"My dear brothers and sisters, how can you claim to have faith in our glorious Lord Jesus Christ if you favor some people over others?" (James 2:1)
Recently in a small group meeting, we discussed the early verses of the second chapter of James and all of the ways we show preferential treatment towards certain people. The Bible tells us clearly that if we have God's heart for others, we will not distinguish between rich and poor, attractive and unattractive or young and old. We will not seek relationship only with those that have the same skincolor as we do, root for the same sports team or speak with the same accent.
But, as I've pondered my personal tendencies to "prefer" one person over another, I've come to realize that my actions are often based on something deeper and, I think, darker. Left to my own doing, I am naturally (as in sin-nature) inclined to surround myself with only those people that feed and support my personal sense of rightness, well-being and ease.

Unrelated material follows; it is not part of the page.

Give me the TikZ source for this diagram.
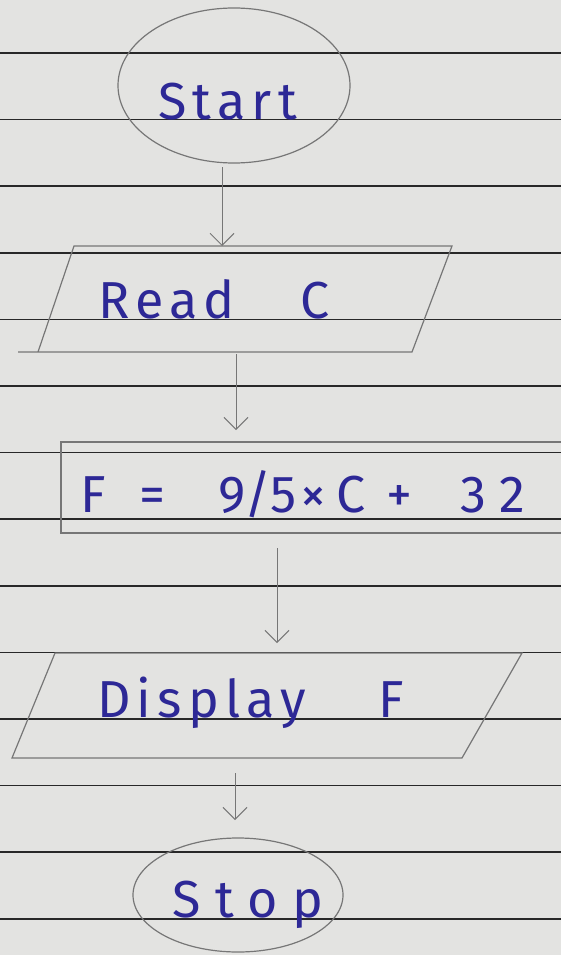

I may not recognize it immediately as I survey my closest relationships, but if I look with a more critical eye, it becomes apparent that those I allow into my innermost circle generally serve to benefit me in some way, reinforce my lifestyle and beliefs, appease my ego and satisfy personal needs.

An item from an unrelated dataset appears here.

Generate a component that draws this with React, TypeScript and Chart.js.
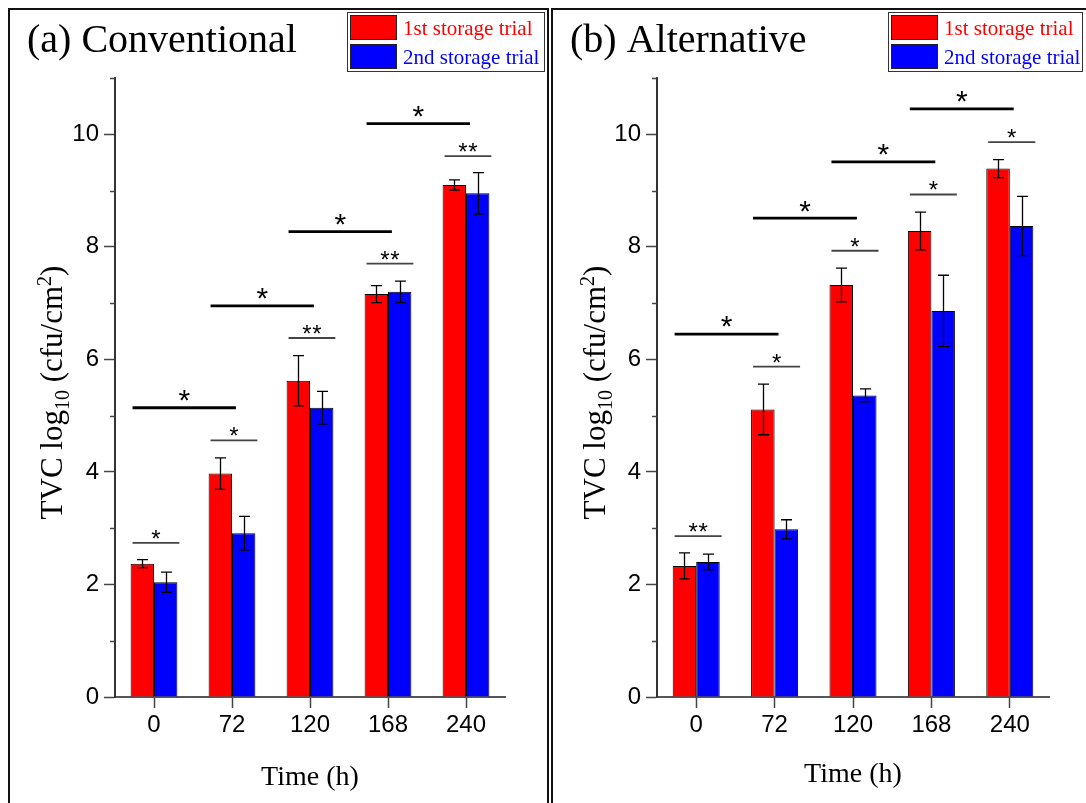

Granted, it is not inherently bad that marriage relationships and close friendships will provide a sense of belonging and of being understood and supported and accepted. But, don't we miss a greater call and purpose in relationship if we always keep at arms distance (at best) those that challenge our ways of thinking, those that might require significant sacrifice from us or those with whom it seems hardest to find common ground?
I recently finished what I now consider one of the top books I've ever read, Same Kind Of Different As Me, and because it is a true story, it opened my eyes in a new way to the depth of connection possible between people from seemingly opposite walks of life. And I am convinced that we really sell ourselves and others short in the way we usually pick and choose our relationships. I think that is at least part of the reason God considers partiality a sin (James 2:9). It cuts short the work His heart longs to do in us through those we least expect.